Мы утверждаем, что психика врача имеет тенденцию отбрасывать их, поэтому соматотерапевт старается ликвидировать «субъективно понятные сочетания» путем создания объективного досье на больного. Не требует доказательства и тот факт, что названные расстройства порождены монологическим мышлением пациента в условиях патологического одиночества. И здесь врач-скульптор получает преимущество перед своими коллегами, поскольку мишенью его терапевтической активности, его осознанной целью является аутизм. Воспринимая указанные необъективируемые явления в свете проблемы одиночества, он стремится не уничтожить их по одиночке или сразу, а видоизменить, трансформировать через диалог с пациентом. В диалогическом контексте существования «Я» патологические симптомы сами собой дезактуализируются.

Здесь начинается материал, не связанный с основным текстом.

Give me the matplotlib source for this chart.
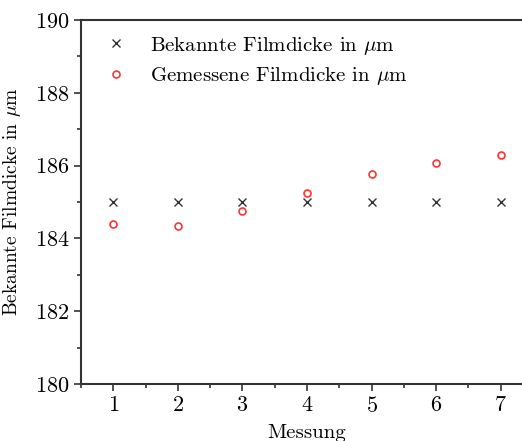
import matplotlib
matplotlib.use("Agg")
import matplotlib.pyplot as plt
from matplotlib.ticker import MultipleLocator

plt.rcParams["font.family"] = ["cmr10", "DejaVu Serif"]
plt.rcParams["mathtext.fontset"] = "cm"
plt.rcParams["axes.formatter.use_mathtext"] = True

messung = [1, 2, 3, 4, 5, 6, 7]
bekannt = [185, 185, 185, 185, 185, 185, 185]
gemessen = [184.40, 184.34, 184.75, 185.25, 185.78, 186.08, 186.30]

fig = plt.figure(figsize=(5.22, 4.41), dpi=100)
ax = fig.add_axes([81 / 522, 1 - 384 / 441, (533 - 81) / 522, (384 - 20) / 441])

ax.plot(messung, bekannt, linestyle="none", marker="x", color="#333333",
        markersize=6, markeredgewidth=1.0,
        label=r"Bekannte Filmdicke in $\mu$m")
ax.plot(messung, gemessen, linestyle="none", marker="o", color="#ff3333",
        markerfacecolor="none", markersize=5, markeredgewidth=1.2,
        label=r"Gemessene Filmdicke in $\mu$m")

ax.set_xlim(0.5, 7.5)
ax.set_ylim(180, 190)
ax.xaxis.set_major_locator(MultipleLocator(1))
ax.xaxis.set_minor_locator(MultipleLocator(0.5))
ax.yaxis.set_major_locator(MultipleLocator(2))
ax.yaxis.set_minor_locator(MultipleLocator(1))
ax.tick_params(which="both", direction="out", top=False, right=False,
               labelsize=16, color="#333333", width=1.2)
ax.tick_params(which="major", length=5)
ax.tick_params(which="minor", length=3)
for s in ax.spines.values():
    s.set_linewidth(1.5)
    s.set_color("#333333")

ax.set_xlabel("Messung", fontsize=15, labelpad=6)
ax.set_ylabel(r"Bekannte Filmdicke in $\mu$m", fontsize=14, labelpad=8)
ax.legend(loc="upper left", frameon=False, fontsize=15, handletextpad=0.6,
          borderaxespad=0.3, labelspacing=0.4)

fig.savefig("out.png", dpi=100)
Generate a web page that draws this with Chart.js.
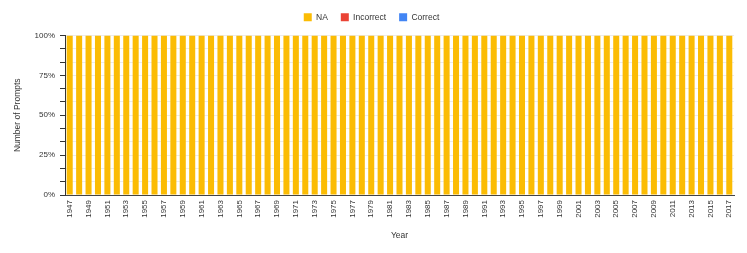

Больной А. Д., который считал себя некоей сложной антенной, в отсутствие своего врача проводил интервью с пациентами в кабинете, давал им советы. При этом он подражал манерам и речи своего врача до полного вхождения в образ. Больной Е. Б. считал себя двойником и врача-портретиста, и его консультанта, тем не менее проявлял агрессивные чувства по отношению ко второму. Иногда он весь рабочий день разъезжал между нашим институтом и центром нейроэндокринологии, пытаясь внести ясность в наши отношения.
В процессе лепки врач как бы расшифровывает (через воспроизведение целого и деталей) переживания пациента, опережая его в том, что он собирался выразить словами. Кстати, такое опережение высоко ценилось создателями клинической психиатрии. Продвижение портрета немыслимо без полной взаимной открытости художника и модели. В этой открытости у больного еще нет слов и фраз, как у младенца, – это суть и начало формирования личности. Об этом свидетельствует работа с молчаливыми, иноязычными, умственно отсталыми, глухонемыми пациентами.